• Your task: Output every line of the data exactly as it appears.

— START Records supplied —

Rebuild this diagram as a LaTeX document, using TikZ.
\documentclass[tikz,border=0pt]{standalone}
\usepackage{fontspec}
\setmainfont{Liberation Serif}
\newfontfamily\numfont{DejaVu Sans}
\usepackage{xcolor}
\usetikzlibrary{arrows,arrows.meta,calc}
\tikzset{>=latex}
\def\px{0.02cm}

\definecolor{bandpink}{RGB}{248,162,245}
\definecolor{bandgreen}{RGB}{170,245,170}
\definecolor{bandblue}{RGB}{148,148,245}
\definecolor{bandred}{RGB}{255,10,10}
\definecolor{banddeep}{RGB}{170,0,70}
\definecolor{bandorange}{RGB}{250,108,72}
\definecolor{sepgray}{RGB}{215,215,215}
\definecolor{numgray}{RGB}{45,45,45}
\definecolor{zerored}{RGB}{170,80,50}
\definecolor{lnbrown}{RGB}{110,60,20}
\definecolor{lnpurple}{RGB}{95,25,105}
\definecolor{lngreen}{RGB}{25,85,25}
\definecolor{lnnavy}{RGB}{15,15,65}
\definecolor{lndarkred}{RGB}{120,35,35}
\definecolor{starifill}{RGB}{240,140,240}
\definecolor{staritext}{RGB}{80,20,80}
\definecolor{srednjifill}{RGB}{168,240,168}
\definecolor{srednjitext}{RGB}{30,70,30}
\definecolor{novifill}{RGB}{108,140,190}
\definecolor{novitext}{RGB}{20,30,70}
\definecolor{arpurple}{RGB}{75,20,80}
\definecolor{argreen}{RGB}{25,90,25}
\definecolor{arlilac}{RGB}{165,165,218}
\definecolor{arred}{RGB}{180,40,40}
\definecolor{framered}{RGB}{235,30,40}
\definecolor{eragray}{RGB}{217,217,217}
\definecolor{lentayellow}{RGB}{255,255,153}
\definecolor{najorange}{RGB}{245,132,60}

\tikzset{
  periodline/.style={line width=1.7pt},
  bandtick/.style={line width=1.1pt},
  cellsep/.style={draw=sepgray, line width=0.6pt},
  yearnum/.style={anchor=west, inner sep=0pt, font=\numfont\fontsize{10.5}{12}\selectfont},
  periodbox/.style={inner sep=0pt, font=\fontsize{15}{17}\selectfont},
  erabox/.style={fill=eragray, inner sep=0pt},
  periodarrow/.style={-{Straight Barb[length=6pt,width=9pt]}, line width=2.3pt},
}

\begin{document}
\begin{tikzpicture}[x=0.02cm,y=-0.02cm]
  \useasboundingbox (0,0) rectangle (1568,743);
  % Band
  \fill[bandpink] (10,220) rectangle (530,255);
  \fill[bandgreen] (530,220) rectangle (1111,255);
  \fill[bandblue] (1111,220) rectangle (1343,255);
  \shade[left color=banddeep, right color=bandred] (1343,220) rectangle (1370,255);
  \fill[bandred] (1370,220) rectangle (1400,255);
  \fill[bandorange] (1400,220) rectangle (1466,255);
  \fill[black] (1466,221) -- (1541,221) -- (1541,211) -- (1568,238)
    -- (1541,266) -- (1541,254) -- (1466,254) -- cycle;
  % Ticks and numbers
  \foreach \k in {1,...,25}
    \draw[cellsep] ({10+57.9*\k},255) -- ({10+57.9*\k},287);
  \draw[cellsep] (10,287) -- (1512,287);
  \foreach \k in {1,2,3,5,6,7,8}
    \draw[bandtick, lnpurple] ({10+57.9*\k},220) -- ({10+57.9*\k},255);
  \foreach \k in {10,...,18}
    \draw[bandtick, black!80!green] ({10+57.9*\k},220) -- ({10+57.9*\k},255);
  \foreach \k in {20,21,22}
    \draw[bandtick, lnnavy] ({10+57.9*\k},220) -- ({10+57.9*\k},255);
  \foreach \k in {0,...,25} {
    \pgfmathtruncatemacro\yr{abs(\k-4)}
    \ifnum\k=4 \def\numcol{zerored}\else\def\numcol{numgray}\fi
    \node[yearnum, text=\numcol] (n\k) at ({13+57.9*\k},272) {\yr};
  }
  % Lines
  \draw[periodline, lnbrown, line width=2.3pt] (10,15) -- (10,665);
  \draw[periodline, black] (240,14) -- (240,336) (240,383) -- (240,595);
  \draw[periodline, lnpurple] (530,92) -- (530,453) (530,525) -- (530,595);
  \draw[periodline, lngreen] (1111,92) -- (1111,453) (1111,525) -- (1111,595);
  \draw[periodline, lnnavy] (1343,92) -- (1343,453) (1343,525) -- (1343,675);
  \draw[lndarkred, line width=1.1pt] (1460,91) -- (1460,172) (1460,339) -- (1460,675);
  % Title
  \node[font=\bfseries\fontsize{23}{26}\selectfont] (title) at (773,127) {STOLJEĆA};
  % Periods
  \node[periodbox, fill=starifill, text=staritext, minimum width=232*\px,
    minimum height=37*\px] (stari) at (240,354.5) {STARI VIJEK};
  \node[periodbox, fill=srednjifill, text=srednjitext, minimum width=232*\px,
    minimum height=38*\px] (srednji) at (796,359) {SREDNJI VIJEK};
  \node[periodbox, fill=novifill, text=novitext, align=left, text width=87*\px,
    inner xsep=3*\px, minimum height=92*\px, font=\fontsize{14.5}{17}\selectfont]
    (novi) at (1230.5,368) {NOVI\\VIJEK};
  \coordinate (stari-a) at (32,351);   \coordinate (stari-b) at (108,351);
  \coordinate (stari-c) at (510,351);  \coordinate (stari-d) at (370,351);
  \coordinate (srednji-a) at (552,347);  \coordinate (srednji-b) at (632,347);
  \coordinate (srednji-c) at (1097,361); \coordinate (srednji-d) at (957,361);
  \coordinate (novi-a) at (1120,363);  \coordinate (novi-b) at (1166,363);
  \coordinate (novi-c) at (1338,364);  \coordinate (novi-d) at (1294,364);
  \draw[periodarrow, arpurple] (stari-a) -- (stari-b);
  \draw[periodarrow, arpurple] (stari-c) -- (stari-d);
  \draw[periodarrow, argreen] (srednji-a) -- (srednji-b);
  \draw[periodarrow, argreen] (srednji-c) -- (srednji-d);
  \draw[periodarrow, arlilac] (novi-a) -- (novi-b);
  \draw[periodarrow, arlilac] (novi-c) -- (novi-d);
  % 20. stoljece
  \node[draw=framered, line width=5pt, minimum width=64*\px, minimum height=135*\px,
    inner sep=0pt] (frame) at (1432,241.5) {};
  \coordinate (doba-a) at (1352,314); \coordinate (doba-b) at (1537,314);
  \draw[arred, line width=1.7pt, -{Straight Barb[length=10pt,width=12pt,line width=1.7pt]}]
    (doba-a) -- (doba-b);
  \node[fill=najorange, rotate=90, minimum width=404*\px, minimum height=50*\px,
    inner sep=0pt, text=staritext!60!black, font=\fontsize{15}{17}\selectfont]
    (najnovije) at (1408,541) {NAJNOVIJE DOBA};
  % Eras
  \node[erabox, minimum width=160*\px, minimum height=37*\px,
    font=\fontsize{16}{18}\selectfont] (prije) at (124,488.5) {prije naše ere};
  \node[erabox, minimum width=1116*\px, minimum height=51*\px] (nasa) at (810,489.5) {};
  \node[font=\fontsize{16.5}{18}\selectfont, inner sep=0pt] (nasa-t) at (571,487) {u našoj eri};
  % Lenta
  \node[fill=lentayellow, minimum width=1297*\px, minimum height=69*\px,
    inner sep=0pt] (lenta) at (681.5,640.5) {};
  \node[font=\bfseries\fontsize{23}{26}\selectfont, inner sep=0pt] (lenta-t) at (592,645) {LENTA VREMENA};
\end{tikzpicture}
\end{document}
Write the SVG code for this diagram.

— END Records supplied —

• Solution to this exercise:
Rebuild this diagram as a LaTeX document, using TikZ.
\documentclass[tikz,border=0pt]{standalone}
\usepackage{fontspec}
\setmainfont{Liberation Serif}
\newfontfamily\numfont{DejaVu Sans}
\usepackage{xcolor}
\usetikzlibrary{arrows,arrows.meta,calc}
\tikzset{>=latex}
\def\px{0.02cm}

\definecolor{bandpink}{RGB}{248,162,245}
\definecolor{bandgreen}{RGB}{170,245,170}
\definecolor{bandblue}{RGB}{148,148,245}
\definecolor{bandred}{RGB}{255,10,10}
\definecolor{banddeep}{RGB}{170,0,70}
\definecolor{bandorange}{RGB}{250,108,72}
\definecolor{sepgray}{RGB}{215,215,215}
\definecolor{numgray}{RGB}{45,45,45}
\definecolor{zerored}{RGB}{170,80,50}
\definecolor{lnbrown}{RGB}{110,60,20}
\definecolor{lnpurple}{RGB}{95,25,105}
\definecolor{lngreen}{RGB}{25,85,25}
\definecolor{lnnavy}{RGB}{15,15,65}
\definecolor{lndarkred}{RGB}{120,35,35}
\definecolor{starifill}{RGB}{240,140,240}
\definecolor{staritext}{RGB}{80,20,80}
\definecolor{srednjifill}{RGB}{168,240,168}
\definecolor{srednjitext}{RGB}{30,70,30}
\definecolor{novifill}{RGB}{108,140,190}
\definecolor{novitext}{RGB}{20,30,70}
\definecolor{arpurple}{RGB}{75,20,80}
\definecolor{argreen}{RGB}{25,90,25}
\definecolor{arlilac}{RGB}{165,165,218}
\definecolor{arred}{RGB}{180,40,40}
\definecolor{framered}{RGB}{235,30,40}
\definecolor{eragray}{RGB}{217,217,217}
\definecolor{lentayellow}{RGB}{255,255,153}
\definecolor{najorange}{RGB}{245,132,60}

\tikzset{
  periodline/.style={line width=1.7pt},
  bandtick/.style={line width=1.1pt},
  cellsep/.style={draw=sepgray, line width=0.6pt},
  yearnum/.style={anchor=west, inner sep=0pt, font=\numfont\fontsize{10.5}{12}\selectfont},
  periodbox/.style={inner sep=0pt, font=\fontsize{15}{17}\selectfont},
  erabox/.style={fill=eragray, inner sep=0pt},
  periodarrow/.style={-{Straight Barb[length=6pt,width=9pt]}, line width=2.3pt},
}

\begin{document}
\begin{tikzpicture}[x=0.02cm,y=-0.02cm]
  \useasboundingbox (0,0) rectangle (1568,743);
  % Band
  \fill[bandpink] (10,220) rectangle (530,255);
  \fill[bandgreen] (530,220) rectangle (1111,255);
  \fill[bandblue] (1111,220) rectangle (1343,255);
  \shade[left color=banddeep, right color=bandred] (1343,220) rectangle (1370,255);
  \fill[bandred] (1370,220) rectangle (1400,255);
  \fill[bandorange] (1400,220) rectangle (1466,255);
  \fill[black] (1466,221) -- (1541,221) -- (1541,211) -- (1568,238)
    -- (1541,266) -- (1541,254) -- (1466,254) -- cycle;
  % Ticks and numbers
  \foreach \k in {1,...,25}
    \draw[cellsep] ({10+57.9*\k},255) -- ({10+57.9*\k},287);
  \draw[cellsep] (10,287) -- (1512,287);
  \foreach \k in {1,2,3,5,6,7,8}
    \draw[bandtick, lnpurple] ({10+57.9*\k},220) -- ({10+57.9*\k},255);
  \foreach \k in {10,...,18}
    \draw[bandtick, black!80!green] ({10+57.9*\k},220) -- ({10+57.9*\k},255);
  \foreach \k in {20,21,22}
    \draw[bandtick, lnnavy] ({10+57.9*\k},220) -- ({10+57.9*\k},255);
  \foreach \k in {0,...,25} {
    \pgfmathtruncatemacro\yr{abs(\k-4)}
    \ifnum\k=4 \def\numcol{zerored}\else\def\numcol{numgray}\fi
    \node[yearnum, text=\numcol] (n\k) at ({13+57.9*\k},272) {\yr};
  }
  % Lines
  \draw[periodline, lnbrown, line width=2.3pt] (10,15) -- (10,665);
  \draw[periodline, black] (240,14) -- (240,336) (240,383) -- (240,595);
  \draw[periodline, lnpurple] (530,92) -- (530,453) (530,525) -- (530,595);
  \draw[periodline, lngreen] (1111,92) -- (1111,453) (1111,525) -- (1111,595);
  \draw[periodline, lnnavy] (1343,92) -- (1343,453) (1343,525) -- (1343,675);
  \draw[lndarkred, line width=1.1pt] (1460,91) -- (1460,172) (1460,339) -- (1460,675);
  % Title
  \node[font=\bfseries\fontsize{23}{26}\selectfont] (title) at (773,127) {STOLJEĆA};
  % Periods
  \node[periodbox, fill=starifill, text=staritext, minimum width=232*\px,
    minimum height=37*\px] (stari) at (240,354.5) {STARI VIJEK};
  \node[periodbox, fill=srednjifill, text=srednjitext, minimum width=232*\px,
    minimum height=38*\px] (srednji) at (796,359) {SREDNJI VIJEK};
  \node[periodbox, fill=novifill, text=novitext, align=left, text width=87*\px,
    inner xsep=3*\px, minimum height=92*\px, font=\fontsize{14.5}{17}\selectfont]
    (novi) at (1230.5,368) {NOVI\\VIJEK};
  \coordinate (stari-a) at (32,351);   \coordinate (stari-b) at (108,351);
  \coordinate (stari-c) at (510,351);  \coordinate (stari-d) at (370,351);
  \coordinate (srednji-a) at (552,347);  \coordinate (srednji-b) at (632,347);
  \coordinate (srednji-c) at (1097,361); \coordinate (srednji-d) at (957,361);
  \coordinate (novi-a) at (1120,363);  \coordinate (novi-b) at (1166,363);
  \coordinate (novi-c) at (1338,364);  \coordinate (novi-d) at (1294,364);
  \draw[periodarrow, arpurple] (stari-a) -- (stari-b);
  \draw[periodarrow, arpurple] (stari-c) -- (stari-d);
  \draw[periodarrow, argreen] (srednji-a) -- (srednji-b);
  \draw[periodarrow, argreen] (srednji-c) -- (srednji-d);
  \draw[periodarrow, arlilac] (novi-a) -- (novi-b);
  \draw[periodarrow, arlilac] (novi-c) -- (novi-d);
  % 20. stoljece
  \node[draw=framered, line width=5pt, minimum width=64*\px, minimum height=135*\px,
    inner sep=0pt] (frame) at (1432,241.5) {};
  \coordinate (doba-a) at (1352,314); \coordinate (doba-b) at (1537,314);
  \draw[arred, line width=1.7pt, -{Straight Barb[length=10pt,width=12pt,line width=1.7pt]}]
    (doba-a) -- (doba-b);
  \node[fill=najorange, rotate=90, minimum width=404*\px, minimum height=50*\px,
    inner sep=0pt, text=staritext!60!black, font=\fontsize{15}{17}\selectfont]
    (najnovije) at (1408,541) {NAJNOVIJE DOBA};
  % Eras
  \node[erabox, minimum width=160*\px, minimum height=37*\px,
    font=\fontsize{16}{18}\selectfont] (prije) at (124,488.5) {prije naše ere};
  \node[erabox, minimum width=1116*\px, minimum height=51*\px] (nasa) at (810,489.5) {};
  \node[font=\fontsize{16.5}{18}\selectfont, inner sep=0pt] (nasa-t) at (571,487) {u našoj eri};
  % Lenta
  \node[fill=lentayellow, minimum width=1297*\px, minimum height=69*\px,
    inner sep=0pt] (lenta) at (681.5,640.5) {};
  \node[font=\bfseries\fontsize{23}{26}\selectfont, inner sep=0pt] (lenta-t) at (592,645) {LENTA VREMENA};
\end{tikzpicture}
\end{document}
Write the SVG code for this diagram.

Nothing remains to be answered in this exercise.